Paul McCartney lo hizo de nuevo. Ante más de 55 mil personas, el ex Beatle cerró el tramo argentino de su One On One Tour con prolijidad británica, el timing que le han legado los años de oficio y el medido sentimiento de la superestrella que sabe qué fibras tocar para provocar una reacción en cadena.
El show comenzó a las 21.20, luego de que la lata de recuerdos que giraba en la pantalla le abriera paso al icónico bajo del hombre de Liverpool, y a fragmentos de "A day in the life" y "The end", esa canción que dice: "Y, en el final, el amor que recibes es equivalente al amor que das". La elección no es casual para quien sabe que su legado atraviesa generaciones, nacionalidades y creencias, y que, a los 73 años, se erige como un sobreviviente. Entero, lúcido y prolífico, pero sobreviviente al fin.
"¡Hola Buenos Aires! ¿Qué onda, che?", fue el saludo que eligió el músico durante su segundo show en el Estadio Único. Poco antes, "A hard day's night" había irrumpido como un trueno de alegría flequilluda en la fría noche platense, seguida por la más contemporánea "Save us". La montaña rusa, ahora sí, estaba en marcha.
Con altos y bajos, colores, matices y golpes directos al corazón nostálgico, McCartney no se salió del setlist que presentó en Córdoba y que repitió el martes pasado sobre ese mismo escenario. El único cambio se dio en los bises, donde decidió dejar afuera a "Hi, Hi, Hi" para darle lugar a otro clásico de la era Wings, "Jet".
Pero, aún cuando se respetó milimétricamente el orden de las 39 canciones que eligió para esta gira, McCartney consiguió brindar una sensación de frescura al show. Y eso no sólo por el juego de cancheras intervenciones y gestos que monta entre tema y tema, sino también por la solidez de su banda. Los músicos que lo secundan otorgan un sonido limpio y preciso cuando la ocasión así lo requiere, pero también sacan a relucir los yeites del rock and roll más puro en piezas como "Back in the U.S.S.R." o "In spite of all the danger", el tema de esos primigenios Beatles que se llamaron The Quarrymen.

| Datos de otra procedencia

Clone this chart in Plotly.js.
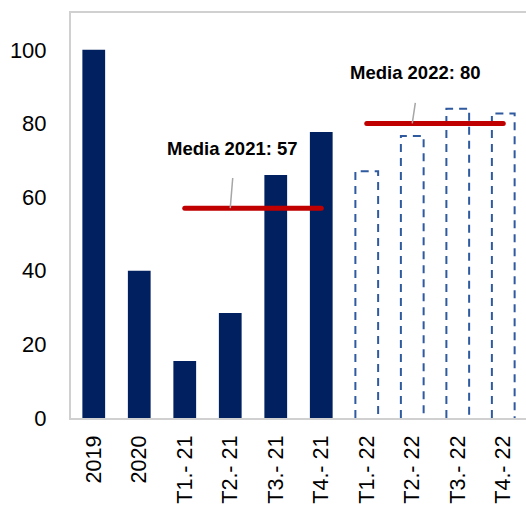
<!DOCTYPE html>
<html>
<head>
<meta charset="utf-8">
<script src="https://cdn.plot.ly/plotly-3.0.1.min.js"></script>
<style>
html,body{margin:0;padding:0;background:#fff;}
#chart{width:526px;height:506px;}
</style>
</head>
<body>
<div id="chart"></div>
<script>
// ---- data ----
const categories = ['2019', '2020', 'T1.- 21', 'T2.- 21', 'T3.- 21', 'T4.- 21', 'T1.- 22', 'T2.- 22', 'T3.- 22', 'T4.- 22'];
const actualCats = ['2019', '2020', 'T1.- 21', 'T2.- 21', 'T3.- 21', 'T4.- 21'];
const actualValues = [100, 40, 15.5, 28.5, 66, 77.7];
const forecastCats = ['T1.- 22', 'T2.- 22', 'T3.- 22', 'T4.- 22'];
const forecastValues = [67, 76.6, 84, 82.7];
const avgLabels = ['Media 2021: 57', 'Media 2022: 80'];
const avgValues = [57, 80];
const avgStart = ['T1.- 21', 'T1.- 22'];
const avgEnd = ['T4.- 21', 'T4.- 22'];
const avgPointer = ['T2.- 21', 'T2.- 22'];
const yTicks = [0, 20, 40, 60, 80, 100];

// ---- style ----
const NAVY = '#002060';
const DASHBLUE = '#2f5aa0';
const RED = '#c00000';
const BAR_W = 0.5;
const FONT = 'Liberation Sans, Arial, sans-serif';
const idx = c => categories.indexOf(c);

const traces = [];
traces.push({
  type: 'bar',
  x: actualCats.map(idx),
  y: actualValues,
  width: BAR_W,
  marker: {color: NAVY, line: {width: 0}},
  hoverinfo: 'skip'
});
forecastCats.forEach((c, k) => {
  const i = idx(c), v = forecastValues[k];
  traces.push({
    type: 'scatter', mode: 'lines',
    x: [i - BAR_W / 2, i - BAR_W / 2, i + BAR_W / 2, i + BAR_W / 2],
    y: [0, v, v, 0],
    line: {color: DASHBLUE, width: 2, dash: '8px,6px'},
    hoverinfo: 'skip'
  });
});
const avgTraceStart = traces.length;
avgValues.forEach((v, k) => {
  traces.push({
    type: 'scatter', mode: 'lines',
    x: [idx(avgStart[k]), idx(avgEnd[k])],
    y: [v, v],
    line: {color: RED, width: 5},
    hoverinfo: 'skip'
  });
});

const leaderOffsets = [[2.6, -31.7], [3.3, -22]];
const textOffsets = [[2.3, 60], [3.3, 51]];
const annotations = [];
avgValues.forEach((v, k) => {
  annotations.push({
    x: idx(avgPointer[k]), y: v, xref: 'x', yref: 'y',
    text: '', showarrow: true, arrowhead: 0, arrowwidth: 1.5, arrowcolor: '#a6a6a6',
    ax: leaderOffsets[k][0], ay: leaderOffsets[k][1], standoff: 0
  });
  annotations.push({
    x: idx(avgPointer[k]), y: v, xref: 'x', yref: 'y',
    text: '<b>' + avgLabels[k] + '</b>', showarrow: false,
    xshift: textOffsets[k][0], yshift: textOffsets[k][1],
    font: {family: FONT, size: 18.5, color: '#000'}
  });
});

const layout = {
  width: 526, height: 506,
  margin: {l: 71, r: 0, t: 13, b: 88},
  paper_bgcolor: '#fff', plot_bgcolor: '#fff',
  showlegend: false,
  font: {family: FONT, color: '#000'},
  xaxis: {
    type: 'linear', range: [-0.5, 9.5],
    tickvals: categories.map((c, i) => i), ticktext: categories,
    tickangle: -90, tickfont: {family: FONT, size: 21.5, color: '#000'},
    ticks: 'outside', ticklen: 7, tickcolor: 'rgba(0,0,0,0)',
    showline: true, linecolor: '#d0d0d0', linewidth: 2, mirror: true,
    showgrid: false, zeroline: false, fixedrange: true
  },
  yaxis: {
    range: [0, 110], tickvals: yTicks,
    tickfont: {family: FONT, size: 22, color: '#000'},
    ticks: 'outside', ticklen: 18, tickcolor: 'rgba(0,0,0,0)',
    showline: true, linecolor: '#d0d0d0', linewidth: 2,
    showgrid: false, zeroline: false, fixedrange: true
  },
  annotations: annotations
};

Plotly.newPlot('chart', traces, layout, {displayModeBar: false, staticPlot: true}).then(() => {
  const tr = document.querySelectorAll('.scatterlayer .trace');
  for (let k = 0; k < avgValues.length; k++) {
    const t = tr[avgTraceStart - 1 + k];
    if (t) t.querySelectorAll('path.js-line').forEach(p => p.style.strokeLinecap = 'round');
  }
});
</script>
</body>
</html>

Es cierto que hay canciones que hoy pueden sonar algo crueles para McCartney, pero él no pide disculpas ni busca maquillar esas inseguridades con segundas voces que lo apoyen. Por el contrario, que se anime a "Maybe I'm amazed" o "Here, there and everywhere" demuestran que sus ganas de que el público las escuche resultan más fuertes que cualquier vanidosa restricción. Y la gente se lo agradece, y canta con él y se emociona por esa comunión de recuerdos que sobrevuelan el estadio.
Pero el británico no quiere que se lo tome como una pieza de museo. Por eso, intercala esos segmentos casi de fogón con algunas perlas de sus últimos trabajos solistas. Allí está la bella "My Valentine", con pantalla cortada entre las interpretaciones en lenguaje de señas de Natalie Portman y Johnny Depp. También suena la revoltosa "Queenie eye", del disco New (2013), y la más reciente aún "FourFiveSeconds", originalmente interpretada por McCartney junto a Rihanna y Kanye West.
No hubo, esta vez, ninguna niña que se animara a tocar el bajo con el ídolo. Sí subieron al escenario cuatro chicas que cumplían años y lo hicieron saber a través de carteles; cada una de ellas se llevó como regalo un autógrafo del ex Beatle sobre la piel que, prometieron, mutarán en tatuajes, además de un abrazo cerrado que derivó en un improvisado pogo. Luego sonó "Birthday", con ese sonido furioso y fiestero que puso a todo el mundo nuevamente a bailar.
Tras más de dos horas y media de show, Paul agradeció a los técnicos, a su banda y, especialmente, a su público. Y poco antes de despedirse, entonó "Golden slumbers", "Carry that weight" y "The end", esa trilogía perfecta para cerrar un recital enorme, vibrante y repleto de emociones que buceó dentro del legado de un hombre clave para la historia de la música.